Businesses often rely upon a business attorney for counsel regarding deal negotiation, structuring and financing of transactions, leasing, sale and purchase of assets or stock, debt management, mergers, restructuring, reorganization, licensing, and other business issues.
Contract Preparation and Review
Contracts are agreements between "persons" (which include both human beings and business entities), and include leases, employment agreements, buy-sell agreements, construction contracts, non-compete agreements, agreements to license a service or product, franchise agreements, and real estate purchase agreements. Under Florida law, outside an attorney's fee provision in the contract, in the event of a dispute the parties will typically bear their own fees unless a statute provides otherwise.
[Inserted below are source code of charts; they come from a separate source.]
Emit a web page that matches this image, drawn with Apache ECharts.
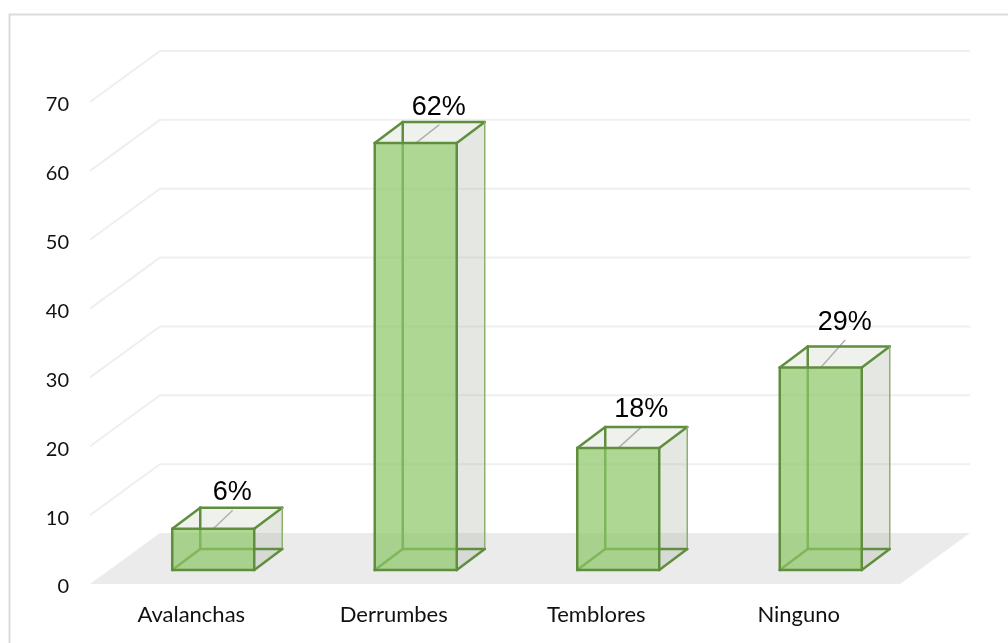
<!DOCTYPE html>
<html>
<head>
<meta charset="utf-8">
<style>html,body{margin:0;padding:0;background:#fff}#c{width:1008px;height:643px}</style>
<script src="https://cdn.jsdelivr.net/npm/echarts@6/dist/echarts.min.js"></script>
</head>
<body>
<div id="c"></div>
<script>
const categories = ['Avalanchas', 'Derrumbes', 'Temblores', 'Ninguno'];
const values = [6, 62, 17.7, 29.4];
const valueLabels = ['6%', '62%', '18%', '29%'];
const yTicks = [0, 10, 20, 30, 40, 50, 60, 70];

// 3D projection, in pixels
const WALL = [70, -51];      // floor depth
const BAR_FRONT = [22, -14]; // bar front plane, from the axis plane
const BAR_DEPTH = [28, -21]; // bar depth
const BAR_RATIO = 0.405;
const LEADER = [[19, -18], [23, -18], [23, -21], [24, -27]];

const chart = echarts.init(document.getElementById('c'), null, {renderer: 'canvas'});

const EDGE = '#5f8f3e';
const poly = (points, fill, z2) => ({type: 'polygon', z2, shape: {points}, style: {fill, stroke: null}});
const seg = (a, b, stroke, width, z2) => ({type: 'line', z2, shape: {x1: a[0], y1: a[1], x2: b[0], y2: b[1]},
  style: {stroke, lineWidth: width, lineCap: 'round', fill: null}});

function renderBar(params, api) {
  const i = api.value(0), v = api.value(1);
  const c0 = api.coord([i, 0]), c1 = api.coord([i, v]);
  const w = api.size([1, 0])[0] * BAR_RATIO;
  const xl = c0[0] + BAR_FRONT[0] - w / 2, xr = xl + w;
  const yb = c0[1] + BAR_FRONT[1], yt = c1[1] + BAR_FRONT[1];
  const [dx, dy] = BAR_DEPTH;
  const fbl = [xl, yb], fbr = [xr, yb], ftl = [xl, yt], ftr = [xr, yt];
  const bbl = [xl + dx, yb + dy], bbr = [xr + dx, yb + dy], btl = [xl + dx, yt + dy], btr = [xr + dx, yt + dy];
  const base = [(xl + xr) / 2, yt];
  const tip = [base[0] + LEADER[i][0], base[1] + LEADER[i][1]];
  return {
    type: 'group',
    children: [
      poly([ftl, ftr, btr, btl], 'rgba(175,185,165,0.2)', 1),
      poly([fbr, bbr, btr, ftr], 'rgba(170,180,160,0.3)', 2),
      seg(btl, bbl, EDGE, 2.5, 3),
      seg(bbl, bbr, EDGE, 2.5, 3),
      seg(fbl, bbl, EDGE, 2.5, 3),
      seg(base, tip, '#b0b0b0', 1.5, 4),
      poly([ftl, ftr, fbr, fbl], 'rgba(139,198,102,0.7)', 5),
      seg(ftl, btl, EDGE, 2.5, 6),
      seg(btl, btr, EDGE, 2.5, 6),
      seg(btr, ftr, EDGE, 2.5, 6),
      seg(btr, bbr, '#8db070', 1.5, 6),
      seg(bbr, fbr, EDGE, 2.5, 6),
      seg(ftl, ftr, EDGE, 2.5, 6),
      seg(ftr, fbr, EDGE, 2.5, 6),
      seg(fbr, fbl, EDGE, 2.5, 6),
      seg(fbl, ftl, EDGE, 2.5, 6),
      {type: 'text', z2: 7, style: {x: tip[0], y: tip[1] - 18, text: valueLabels[i], fill: '#000',
        font: '27px "Liberation Sans"', align: 'center', verticalAlign: 'middle'}}
    ]
  };
}

function plotEnds(api, v) {
  const half = api.size([1, 0])[0] / 2;
  const first = api.coord([0, v]), last = api.coord([categories.length - 1, v]);
  return [[first[0] - half, first[1]], [last[0] + half, last[1]]];
}

function renderWallLine(params, api) {
  const [a, r] = plotEnds(api, api.value(0));
  const b = [a[0] + WALL[0], a[1] + WALL[1]];
  const e = [r[0] + WALL[0], r[1] + WALL[1]];
  return {type: 'polyline', shape: {points: [a, b, e]},
    style: {stroke: '#efefef', lineWidth: 2, fill: null}};
}

function renderFloor(params, api) {
  const [a, r] = plotEnds(api, 0);
  return {type: 'polygon', shape: {points: [a, r, [r[0] + WALL[0], r[1] + WALL[1]], [a[0] + WALL[0], a[1] + WALL[1]]]},
    style: {fill: '#ebebeb'}};
}

chart.setOption({
  animation: false,
  backgroundColor: '#ffffff',
  graphic: [{type: 'polyline', silent: true, z: -1,
    shape: {points: [[9.5, 643], [9.5, 14.5], [1008, 14.5]]},
    style: {stroke: '#dcdcdc', lineWidth: 2, fill: null}}],
  grid: {left: 90, right: 108, top: 102, bottom: 59},
  xAxis: {type: 'category', data: categories,
    axisLine: {show: false}, axisTick: {show: false}, splitLine: {show: false},
    axisLabel: {color: '#111', fontFamily: 'Lato', fontSize: 22, margin: 20}},
  yAxis: {type: 'value', min: 0, max: 70, interval: 10,
    axisLine: {show: false}, axisTick: {show: false}, splitLine: {show: false},
    axisLabel: {color: '#111', fontFamily: 'Lato', fontSize: 20, margin: 21,
      verticalAlign: 'top', lineHeight: 6}},
  series: [
    {type: 'custom', silent: true, z: 1, clip: false, renderItem: renderWallLine,
      encode: {y: 0}, data: yTicks.slice(1).map(v => [v])},
    {type: 'custom', silent: true, z: 2, clip: false, renderItem: renderFloor, data: [[0]]},
    {type: 'custom', silent: true, z: 3, clip: false, renderItem: renderBar,
      encode: {x: 0, y: 1}, data: values.map((v, i) => [i, v])}
  ]
});
</script>
</body>
</html>
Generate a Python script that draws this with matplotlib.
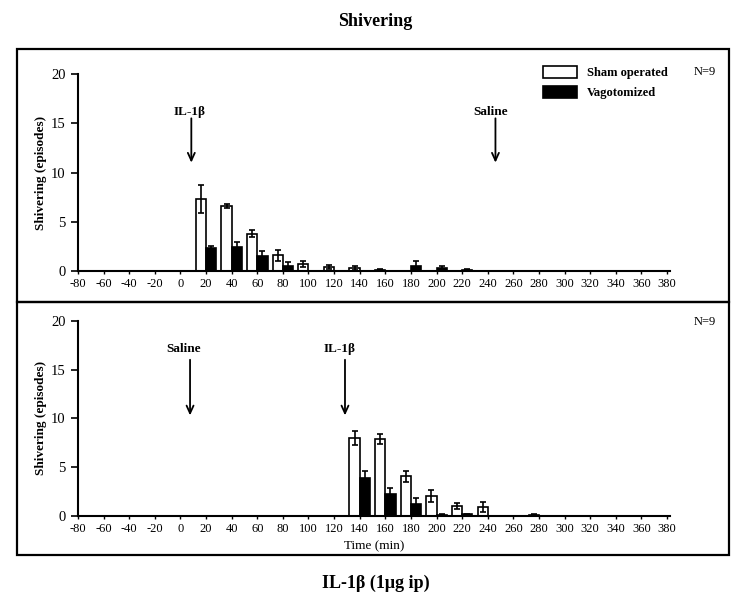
import matplotlib
matplotlib.use("Agg")
import matplotlib.pyplot as plt
from matplotlib.patches import Patch, Rectangle
import numpy as np

plt.rcParams['font.family'] = ['Liberation Serif', 'DejaVu Serif']

# ---- data ----
top_times = [20, 40, 60, 80, 100, 120, 140, 160, 180, 200, 220]
top_sham = [7.3, 6.6, 3.8, 1.6, 0.75, 0.4, 0.3, 0.15, 0, 0, 0]
top_sham_err = [1.45, 0.25, 0.37, 0.57, 0.3, 0.22, 0.2, 0.07, 0, 0, 0]
top_vago = [2.3, 2.4, 1.5, 0.5, 0, 0, 0, 0, 0.5, 0.33, 0.15]
top_vago_err = [0.2, 0.5, 0.5, 0.38, 0, 0, 0, 0, 0.5, 0.17, 0.05]

bot_times = [140, 160, 180, 200, 220, 240, 260, 280]
bot_sham = [8.0, 7.85, 4.05, 2.05, 1.02, 0.96, 0, 0.15]
bot_sham_err = [0.7, 0.5, 0.6, 0.6, 0.35, 0.5, 0, 0.05]
bot_vago = [3.85, 2.22, 1.23, 0.14, 0.17, 0, 0, 0]
bot_vago_err = [0.78, 0.6, 0.57, 0.05, 0.05, 0, 0, 0]

xticks = list(range(-80, 381, 20))
yticks = [0, 5, 10, 15, 20]

top_arrows = [("IL-1\u03b2", 7.5, 8.5), ("Saline", 242, 246)]
bot_arrows = [("Saline", 2.5, 7.5), ("IL-1\u03b2", 124.5, 128.5)]

W, H = 750, 602
fig = plt.figure(figsize=(7.5, 6.02), dpi=100)

def fx(px):
    return px / W

def fy(py):
    return 1 - py / H

# panel boxes
for (y0, y1) in [(49, 302), (302, 555)]:
    fig.add_artist(Rectangle((fx(17), fy(y1)), fx(729) - fx(17), fy(y0) - fy(y1),
                             transform=fig.transFigure, fill=False,
                             edgecolor='black', linewidth=1.6))

ax_left = fx(78)
ax_w = fx(669.6) - fx(78)
ax_top = fig.add_axes([ax_left, fy(271), ax_w, fy(74) - fy(271)])
ax_bot = fig.add_axes([ax_left, fy(516), ax_w, fy(320.7) - fy(516)])

bw = 8
off = 4

def draw(ax, times, sham, sham_err, vago, vago_err, arrows, text_y, arr_y0, arr_y1):
    t = np.array(times, dtype=float)
    ax.bar(t - off, sham, width=bw, color='white', edgecolor='black', linewidth=1.2, zorder=2)
    ax.bar(t + off, vago, width=bw, color='black', edgecolor='black', linewidth=1.2, zorder=2)
    se = np.array(sham_err); ve = np.array(vago_err)
    m = se > 0
    ax.errorbar((t - off)[m], np.array(sham)[m], yerr=se[m], fmt='none', ecolor='black',
                elinewidth=1.2, capsize=2, capthick=1.2, zorder=3)
    m = ve > 0
    ax.errorbar((t + off)[m], np.array(vago)[m], yerr=ve[m], fmt='none', ecolor='black',
                elinewidth=1.2, capsize=2, capthick=1.2, zorder=3)
    ax.set_xlim(-80, 382)
    ax.set_ylim(0, 20)
    ax.set_xticks(xticks)
    ax.set_xticklabels([str(v) for v in xticks], fontsize=9)
    ax.set_yticks(yticks)
    ax.set_yticklabels([str(v) for v in yticks], fontsize=10.5)
    ax.tick_params(axis='x', length=2, width=1, pad=3)
    ax.tick_params(axis='y', length=5, width=1.2, pad=4)
    for s in ['top', 'right']:
        ax.spines[s].set_visible(False)
    for s in ['left', 'bottom']:
        ax.spines[s].set_linewidth(1.5)
    ax.set_ylabel('Shivering (episodes)', fontsize=9.5, fontweight='bold', labelpad=3)
    ax.patch.set_alpha(0)
    for label, tx, ax_x in arrows:
        ax.text(tx, text_y, label, ha='center', va='center', fontsize=9.5, fontweight='bold')
        ax.annotate('', xy=(ax_x, arr_y1), xytext=(ax_x, arr_y0),
                    arrowprops=dict(arrowstyle='->,head_length=0.55,head_width=0.25',
                                    color='black', lw=1.3, shrinkA=0, shrinkB=0))

draw(ax_top, top_times, top_sham, top_sham_err, top_vago, top_vago_err,
     top_arrows, 16.1, 15.5, 11.0)
draw(ax_bot, bot_times, bot_sham, bot_sham_err, bot_vago, bot_vago_err,
     bot_arrows, 17.1, 16.0, 10.3)

ax_bot.set_xlabel('Time (min)', fontsize=9.5, labelpad=4)

handles = [Patch(facecolor='white', edgecolor='black', linewidth=1.2, label='Sham operated'),
           Patch(facecolor='black', edgecolor='black', linewidth=1.2, label='Vagotomized')]
fig.legend(handles=handles, loc='upper left', bbox_to_anchor=(fx(543), fy(66)),
           frameon=False, borderpad=0, borderaxespad=0, handlelength=2.7, handleheight=1.1,
           handletextpad=0.8, labelspacing=0.55, prop={'size': 9, 'weight': 'bold'})

fig.text(fx(705), fy(72), 'N=9', ha='center', va='center', fontsize=9)
fig.text(fx(705), fy(322), 'N=9', ha='center', va='center', fontsize=9)

fig.text(0.5, fy(22), 'Shivering', ha='center', va='center', fontsize=13, fontweight='bold')
fig.text(fx(376), fy(583), 'IL-1\u03b2 (1\u03bcg ip)', ha='center', va='center', fontsize=13, fontweight='bold')

fig.savefig('out.png', dpi=100)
A contract will often restrict or expand a party's rights and remedies. A well-drafted contract is vital to protecting your interests.
Corporations, Partnerships, and Other Business Entities
The type of entity for doing business is an important choice. Particular benefits, costs, and legal requirements come with whatever entity is utilized, whether a corporation or one of several types of partnerships, such as a limited liability company ("LLC"). Whatever entity is chosen, shareholders, partners, members, and managers often rely on a business attorney for advice on minimizing personal liability, protecting invested capital, structuring management, providing for resolution of conflict, and avoiding deadlock through voting requirements and buy-out provisions.
Clear expectations and responsibilities between those participating in a business will prevent many conflicts among the participants. This can generally be accomplished through well-drafted organizational documents. These include articles of organization, bylaws, operating agreements, shareholder agreements, partnership agreements, corporate minutes and executive employment contracts.